Kenya's Central Bank slashes Lending Rate by 3.5 percentage points

Sep 10, 2012

The Central Bank of Kenya (CBK) has just slashed its lending rate by 3.5 percentage points to 13 per cent from 16.5 per cent, in a bid to lower the cost of credit and boost economic growth.

The Central Bank of Kenya (CBK) has just slashed its lending rate by 3.5 percentage points to 13 per cent from 16.5 per cent, in a bid to lower the cost of credit and boost economic growth. The CBK is expecting banks to pass on this reduction and lower their lending rates to make credit more affordable for consumers and businesses across the country. In recent months, the Central Bank had made several attempts to lower the cost of credit by reducing its rate, but according to CBK governor Njuguna Ndung'u, "the interest rate spreads remained high, suggesting that these cost reductions had yet to be fully transferred to bank customers and the economy at large through declining cost of credit", The Daily Star reports.

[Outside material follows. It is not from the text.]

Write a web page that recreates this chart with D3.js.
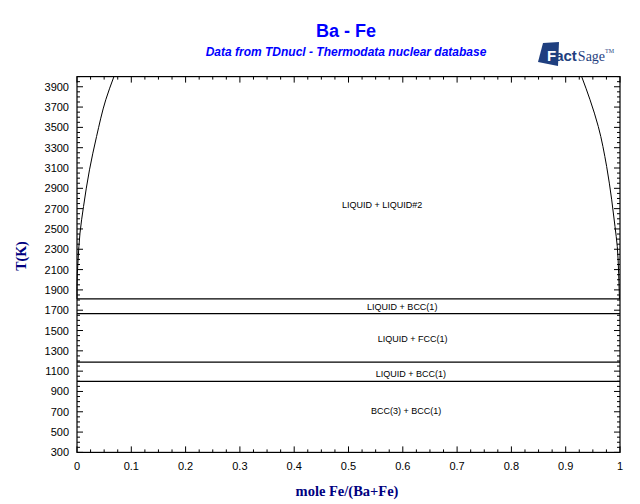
<!DOCTYPE html>
<html><head><meta charset="utf-8">
<script src="https://cdn.jsdelivr.net/npm/d3@7"></script>
<style>body{margin:0;background:#fff}svg{display:block}</style>
</head><body>
<script>
// Data
const xDomain = [0, 1];
const tDomain = [300, 4000];
const xTicks = [0,0.1,0.2,0.3,0.4,0.5,0.6,0.7,0.8,0.9,1];
const tTicks = [300,500,700,900,1100,1300,1500,1700,1900,2100,2300,2500,2700,2900,3100,3300,3500,3700,3900];
// invariant / transition temperatures (K)
const isotherms = [1811, 1667, 1188, 1000];
// miscibility gap boundaries [x, T]
const leftCurve = [[0,1811],[0.0,1932],[0.002,2196],[0.0055,2459],[0.012,2721],[0.023,3082],[0.036,3410],[0.053,3772],[0.068,4000]];
const rightCurve = [[0.999,1811],[0.9975,2065],[0.995,2327],[0.9908,2524],[0.9847,2787],[0.9754,3115],[0.960,3509],[0.9448,3772],[0.9294,4000]];
const regionLabels = [
  {text:"LIQUID + LIQUID#2", x:0.562, t:2737},
  {text:"LIQUID + BCC(1)", x:0.599, t:1735},
  {text:"LIQUID + FCC(1)", x:0.618, t:1420},
  {text:"LIQUID + BCC(1)", x:0.615, t:1075},
  {text:"BCC(3) + BCC(1)", x:0.606, t:705}
];

const W=640,H=504;
const svg=d3.select("body").append("svg").attr("width",W).attr("height",H);
const m={l:77,r:620,t:76.6,b:452.4};
const x=d3.scaleLinear().domain(xDomain).range([m.l,m.r]);
const y=d3.scaleLinear().domain(tDomain).range([m.b,m.t]);

// Titles
svg.append("text").attr("x",346).attr("y",37).attr("text-anchor","middle")
  .attr("font-family","Arial, 'Liberation Sans', sans-serif").attr("font-weight","bold")
  .attr("font-size",18).attr("fill","#0000ff").text("Ba - Fe");
svg.append("text").attr("x",346).attr("y",56).attr("text-anchor","middle")
  .attr("font-family","Arial, 'Liberation Sans', sans-serif").attr("font-weight","bold").attr("font-style","italic")
  .attr("font-size",12).attr("fill","#0000ff").text("Data from TDnucl - Thermodata nuclear database");

// Logo
const logo=svg.append("g").attr("transform","translate(538,42)");
logo.append("path").attr("d","M5,1 L21,0 L20,24 L0,20 Z").attr("fill","#1f3f7f");
const lt=logo.append("text").attr("x",9).attr("y",19).attr("fill","#1f3f7f");
lt.append("tspan").attr("font-family","Arial, 'Liberation Sans', sans-serif").attr("font-weight","bold")
  .attr("font-size",15).attr("fill","#ffffff").text("F");
lt.append("tspan").attr("font-family","Arial, 'Liberation Sans', sans-serif").attr("font-weight","bold")
  .attr("font-size",15).attr("dx",-1).text("act");
lt.append("tspan").attr("font-family","'Liberation Serif', serif").attr("font-size",14).attr("dx",1).text("Sage");
lt.append("tspan").attr("font-family","'Liberation Serif', serif").attr("font-size",6).attr("dy",-8).text("TM");

// Frame
svg.append("rect").attr("x",m.l).attr("y",m.t).attr("width",m.r-m.l).attr("height",m.b-m.t)
  .attr("fill","none").attr("stroke","#000").attr("stroke-width",1.2);

const g=svg.append("g");
// x ticks
const xMinor=d3.range(0,1.0001,0.025);
xMinor.forEach(v=>{
  const major=Math.abs(v*10-Math.round(v*10))<1e-6;
  const L=major?6:3;
  g.append("line").attr("x1",x(v)).attr("x2",x(v)).attr("y1",m.b).attr("y2",m.b-L).attr("stroke","#000");
  g.append("line").attr("x1",x(v)).attr("x2",x(v)).attr("y1",m.t).attr("y2",m.t+L).attr("stroke","#000");
});
const tMinor=d3.range(300,4000.1,50);
tMinor.forEach(v=>{
  const major=tTicks.includes(v);
  const L=major?6:3;
  g.append("line").attr("x1",m.l).attr("x2",m.l+L).attr("y1",y(v)).attr("y2",y(v)).attr("stroke","#000");
  g.append("line").attr("x1",m.r).attr("x2",m.r-L).attr("y1",y(v)).attr("y2",y(v)).attr("stroke","#000");
});
// tick labels
xTicks.forEach(v=>{
  g.append("text").attr("x",x(v)).attr("y",470).attr("text-anchor","middle")
   .attr("font-family","Arial, 'Liberation Sans', sans-serif").attr("font-size",11).text(d3.format("")(v));
});
tTicks.forEach(v=>{
  g.append("text").attr("x",69).attr("y",y(v)+4).attr("text-anchor","end")
   .attr("font-family","Arial, 'Liberation Sans', sans-serif").attr("font-size",11).text(v);
});

// axis titles
svg.append("text").attr("x",347).attr("y",496).attr("text-anchor","middle")
  .attr("font-family","'Times New Roman', 'Liberation Serif', serif").attr("font-weight","bold")
  .attr("font-size",14.5).attr("fill","#000080").text("mole Fe/(Ba+Fe)");
svg.append("text").attr("transform","translate(26,256) rotate(-90)").attr("text-anchor","middle")
  .attr("font-family","'Times New Roman', 'Liberation Serif', serif").attr("font-weight","bold")
  .attr("font-size",14).attr("fill","#000080").text("T(K)");

// isotherms
isotherms.forEach(t=>{
  g.append("line").attr("x1",x(0)).attr("x2",x(1)).attr("y1",y(t)).attr("y2",y(t))
   .attr("stroke","#000").attr("stroke-width",1.2);
});
// curves
const line=d3.line().x(d=>x(d[0])).y(d=>y(d[1])).curve(d3.curveMonotoneY);
[leftCurve,rightCurve].forEach(c=>{
  g.append("path").attr("d",line(c)).attr("fill","none").attr("stroke","#000").attr("stroke-width",1);
});
// region labels
regionLabels.forEach(r=>{
  g.append("text").attr("x",x(r.x)).attr("y",y(r.t)+3).attr("text-anchor","middle")
   .attr("font-family","Arial, 'Liberation Sans', sans-serif").attr("font-size",9).text(r.text);
});
</script>
</body></html>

It is expected that this latest sharp reduction will have a stronger impact on the price of lending. This time, "the coming down (of interest rates) may be more aggressive than what we have seen," Habil Olaka, the chief executive officer at the Kenya Bankers Association, told the Daily Star. "The banks react to the market. When the market comes down, banks come down", he added. Financial institutions in sub-Saharan Africa are often finding it difficult to pass on central banks' rate cuts in their lending practice cycles. According to Les Afriques newspaper, this gap between rates on financial markets and those charged to customers are primarily structural, due to a lack of competition in the banking sector, low capital assets within financial institutions, as well as a lack of access to credit information.